My dad died at a time in my life when I was just getting started well. My family was just beginning to grow. So, at the age of 33, I buried my father. That was probably one of the most traumatic events that I had ever experienced up to that moment in my life. And I can include spending a year in combat in Vietnam.

I spent the next 10 years struggling, trying to figure out why am I was having problems with being so negative. I asked myself these questions: Why am I having these struggles? Why am I negative in all of my thinking? Finally, my wife insisted that I talk to my doctor about it. That resulted in a prescription. But, the negative thinking continued. What I learned during a year of counseling helped me to turn my life around and has given me such a positive outlook that after turning seventy years of age, I have started a whole new career.

I'd like to share with you some of the insights because I think that if you will incorporate just a couple of these suggestions, that you can be a positive influence to yourself and perhaps even an influence on other people around you.
First of all, don't hold your problems inside. 

I heard a wonderful illustration many years ago that I think will help illustrate what I mean. It seems that when trash compactors were first developed, the instructions said that you have to be careful about trash compactors. They need to be emptied at least once a week because if you let them go for several weeks, even a month, what happens is that the trash keeps getting pushing down to the bottom. Eventually the garbage turns into gaseous materials that could explode under the pressures.

I think that happens to us emotionally. Have you ever said something to somebody that you knew well, and then they just got so angry at you and just started blurting all kinds of negative things. And you go, "Whoa, wait a minute. What did I say?" It wasn't anything that you said. It seems that you just simply lit a small match to something that had already been stewing and grinding and festering down inside of them. 

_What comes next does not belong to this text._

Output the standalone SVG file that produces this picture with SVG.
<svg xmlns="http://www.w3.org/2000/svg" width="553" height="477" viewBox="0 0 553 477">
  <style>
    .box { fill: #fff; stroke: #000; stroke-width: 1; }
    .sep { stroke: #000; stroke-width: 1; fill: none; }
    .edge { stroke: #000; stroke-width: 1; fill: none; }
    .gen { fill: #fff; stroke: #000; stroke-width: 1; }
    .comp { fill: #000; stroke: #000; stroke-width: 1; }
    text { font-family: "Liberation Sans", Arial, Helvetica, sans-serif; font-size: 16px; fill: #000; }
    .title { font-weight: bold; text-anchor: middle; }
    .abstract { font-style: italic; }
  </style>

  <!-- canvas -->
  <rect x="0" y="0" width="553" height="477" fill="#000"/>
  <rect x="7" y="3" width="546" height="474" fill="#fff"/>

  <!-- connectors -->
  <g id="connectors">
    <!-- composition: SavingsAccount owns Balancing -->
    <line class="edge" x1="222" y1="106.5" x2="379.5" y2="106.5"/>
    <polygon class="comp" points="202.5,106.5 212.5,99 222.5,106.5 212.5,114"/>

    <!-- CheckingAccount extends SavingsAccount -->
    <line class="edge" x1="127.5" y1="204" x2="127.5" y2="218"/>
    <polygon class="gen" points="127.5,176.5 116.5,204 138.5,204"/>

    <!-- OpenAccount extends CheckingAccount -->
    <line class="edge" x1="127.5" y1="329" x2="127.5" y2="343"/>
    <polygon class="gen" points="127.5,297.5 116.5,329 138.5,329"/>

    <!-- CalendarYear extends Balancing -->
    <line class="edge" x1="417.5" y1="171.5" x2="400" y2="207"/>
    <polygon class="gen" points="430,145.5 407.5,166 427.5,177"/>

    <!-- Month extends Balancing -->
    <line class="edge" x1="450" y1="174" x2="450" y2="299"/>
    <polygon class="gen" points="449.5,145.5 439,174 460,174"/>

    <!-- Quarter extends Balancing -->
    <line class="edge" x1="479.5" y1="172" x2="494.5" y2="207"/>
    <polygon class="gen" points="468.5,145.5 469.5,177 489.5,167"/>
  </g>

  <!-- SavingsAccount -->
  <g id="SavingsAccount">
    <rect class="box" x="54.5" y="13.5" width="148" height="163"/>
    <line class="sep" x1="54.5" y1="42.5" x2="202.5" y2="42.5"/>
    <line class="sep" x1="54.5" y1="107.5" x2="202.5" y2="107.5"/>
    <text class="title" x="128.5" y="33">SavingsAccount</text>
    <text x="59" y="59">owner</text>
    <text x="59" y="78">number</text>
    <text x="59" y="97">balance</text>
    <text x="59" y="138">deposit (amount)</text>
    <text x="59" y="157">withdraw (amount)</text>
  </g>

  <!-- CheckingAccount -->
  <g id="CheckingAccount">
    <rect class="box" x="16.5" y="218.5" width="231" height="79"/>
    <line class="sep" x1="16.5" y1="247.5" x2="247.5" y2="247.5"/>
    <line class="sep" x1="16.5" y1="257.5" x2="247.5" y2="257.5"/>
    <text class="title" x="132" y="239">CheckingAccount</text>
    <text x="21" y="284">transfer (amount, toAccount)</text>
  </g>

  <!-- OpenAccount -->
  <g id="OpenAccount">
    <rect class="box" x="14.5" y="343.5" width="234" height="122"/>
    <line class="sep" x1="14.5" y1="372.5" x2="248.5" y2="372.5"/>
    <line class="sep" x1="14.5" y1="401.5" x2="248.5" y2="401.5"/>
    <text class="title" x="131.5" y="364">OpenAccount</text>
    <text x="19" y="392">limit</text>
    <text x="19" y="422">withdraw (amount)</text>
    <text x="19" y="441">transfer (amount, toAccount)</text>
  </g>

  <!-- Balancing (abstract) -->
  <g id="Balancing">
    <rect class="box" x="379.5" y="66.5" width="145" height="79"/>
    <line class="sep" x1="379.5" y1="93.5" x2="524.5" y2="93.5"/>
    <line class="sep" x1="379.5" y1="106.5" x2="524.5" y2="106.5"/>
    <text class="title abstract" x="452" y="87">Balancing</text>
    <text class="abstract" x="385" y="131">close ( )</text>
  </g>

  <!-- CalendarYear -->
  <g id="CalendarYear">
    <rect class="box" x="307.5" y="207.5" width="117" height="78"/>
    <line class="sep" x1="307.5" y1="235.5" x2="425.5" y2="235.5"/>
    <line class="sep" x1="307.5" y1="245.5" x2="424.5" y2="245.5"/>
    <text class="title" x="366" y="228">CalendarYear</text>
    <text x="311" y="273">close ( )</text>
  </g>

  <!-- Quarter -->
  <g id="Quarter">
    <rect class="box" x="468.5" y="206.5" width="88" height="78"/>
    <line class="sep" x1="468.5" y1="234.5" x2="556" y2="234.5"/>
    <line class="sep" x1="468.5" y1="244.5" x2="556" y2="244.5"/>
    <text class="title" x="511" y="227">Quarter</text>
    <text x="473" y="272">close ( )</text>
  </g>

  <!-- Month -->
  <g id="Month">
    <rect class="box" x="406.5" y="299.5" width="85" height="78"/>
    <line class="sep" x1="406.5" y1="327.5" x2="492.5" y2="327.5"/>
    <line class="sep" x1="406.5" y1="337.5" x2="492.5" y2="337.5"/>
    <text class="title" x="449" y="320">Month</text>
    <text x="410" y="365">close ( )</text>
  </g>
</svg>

In order to avoid this happening to you, take time to talk to a friend, a mental health professional. Or a counselor. As I mentioned earlier,  I spent a little over one year with a counselor. He helped me to realize that I was spending too much time trying deal with the pain I felt from losing my dad. Understand that this was my problem: I needed to get over it and move on. And he helped me to recognize that what I was spending my last ten years of my life trying to do was to please my father who was already dead.

You can talk to a friend, but, I would say, spend time with people you trust. You know they're not going to go blabbing it out [laughter] to everybody around. Just talk it out. Don't hold things in. Let it go before it festers. Recognize your shortcomings. 
Another step is to take time to express gratitude to other people. 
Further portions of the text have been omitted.